Come noto, il legislatore nostrano con il D. Lgs. 81/2008 ha attribuito al datore di lavoro determinati obblighi in ordine alla sicurezza nei luoghi lavoro, con ciò ritenendolo responsabile – e, dunque, punibile – degli infortuni avvenuti in detti luoghi e causati dall’inosservanza delle disposizioni previste dal decreto.

La giurisprudenza di legittimità più recente, da ultimo con la sentenza n. 24830 del 25.06.2021, ha abbandonato il criterio dell’imprevedibilità del comportamento del lavoratore nella verifica della relazione causale tra la condotta del reo e l’evento.

In tale pronuncia gli Ermellini, discostandosi, dunque, dalla più risalente giurisprudenza, hanno sostenuto che “affinché la condotta del lavoratore possa dirsi abnorme e idonea a escludere il nesso di causalità tra la condotta del lavoratore e l’evento lesivo, è necessario non tanto che essa sia imprevedibile, quanto, piuttosto, che sia tale da attivare un rischio eccentrico o esorbitante dalla sfera di rischio governata dal soggetto titolare della posizione di garanzia”.

Nel caso di specie, il merito della controversia riguardava il decesso di una lavoratrice, rimasta investita da una macchina raccogli-pomodori che, procedendo in retromarcia, non si avvedeva della donna e la travolgeva. La difesa dell’imputato sosteneva che la condotta della lavoratrice aveva interrotto il nesso di causalità condotta/evento, dal momento in cui la stessa, contrariamente alle disposizioni dettate dal datore di lavoro, era scesa dalla macchina di sua iniziativa e si era posizionata dietro la medesima.

La Suprema Corte, tuttavia, nel respingere la tesi avanzata dalla difesa, ha, invero, affermato l’esatto contrario: si legge, infatti, che “la condotta della lavoratrice non può collocarsi al di fuori della sfera di governo del datore di lavoro, poiché realizza proprio l’azione paventata dalla regola preventiva omessa, ovverosia l’investimento di un soggetto non visibile, poiché collocato nel cono d’ombra del mezzo in fase di manovra. E dunque, “laddove il datore di lavoro avesse adempiuto agli obblighi prevenzionali impostigli”, la lavoratrice avrebbe potuto essere vista, con ciò evitando l’evento verificatosi.

Ma non solo.

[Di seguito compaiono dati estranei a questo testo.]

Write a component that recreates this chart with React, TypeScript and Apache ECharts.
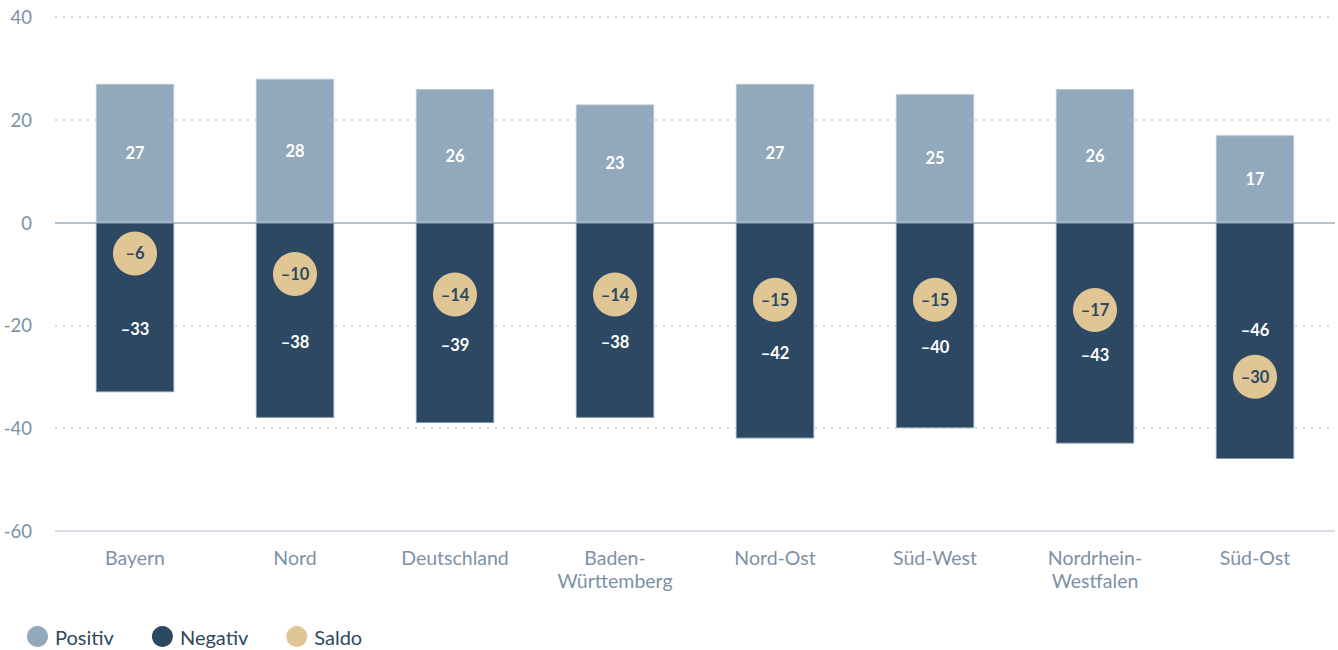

La Corte ha altresì preso posizione sul disposto dell’art. 20 del D. Lgs. 81/2008, il quale dispone che ogni lavoratore debba prendersi cura della propria salute e di quella degli altri lavoratori, contribuendo con il datore di lavoro al rispetto delle cautele previste per la sicurezza del lavoro, anche a mezzo delle prescrizioni datoriale impartite.

Ebbene, secondo i giudici di legittimità nemmeno il fatto che un lavoratore non rispetti le suddette prescrizioni può ritenersi quale “fatto esorbitante” tale da escludere la punibilità del datore di lavoro, costituendo piuttosto “uno di quei rischi che il garante è tenuto a governare” e rilevando eventualmente in termini di colpa concorrente. E ciò poiché “altrimenti, l’onere imposto al lavoratore di collaborare con il datore di lavoro al mantenimento della propria salute e di quella collettiva, si trasformerebbe, a mezzo di un vero e proprio rovesciamento, nell’assunzione da parte del lavoratore subordinato della posizione di garanzia gravante sul datore di lavoro […] che deve farsi carico anche di assicurare, eventualmente in via disciplinare, l’osservanza delle disposizioni date”.

Un nuovo orientamento giurisprudenziale, questo, che le imprese dovranno necessariamente tenere in debita considerazione, anche per quanto concerne i potenziali riflessi sulla responsabilità parapenale degli enti ex D.Lgs.231/2001.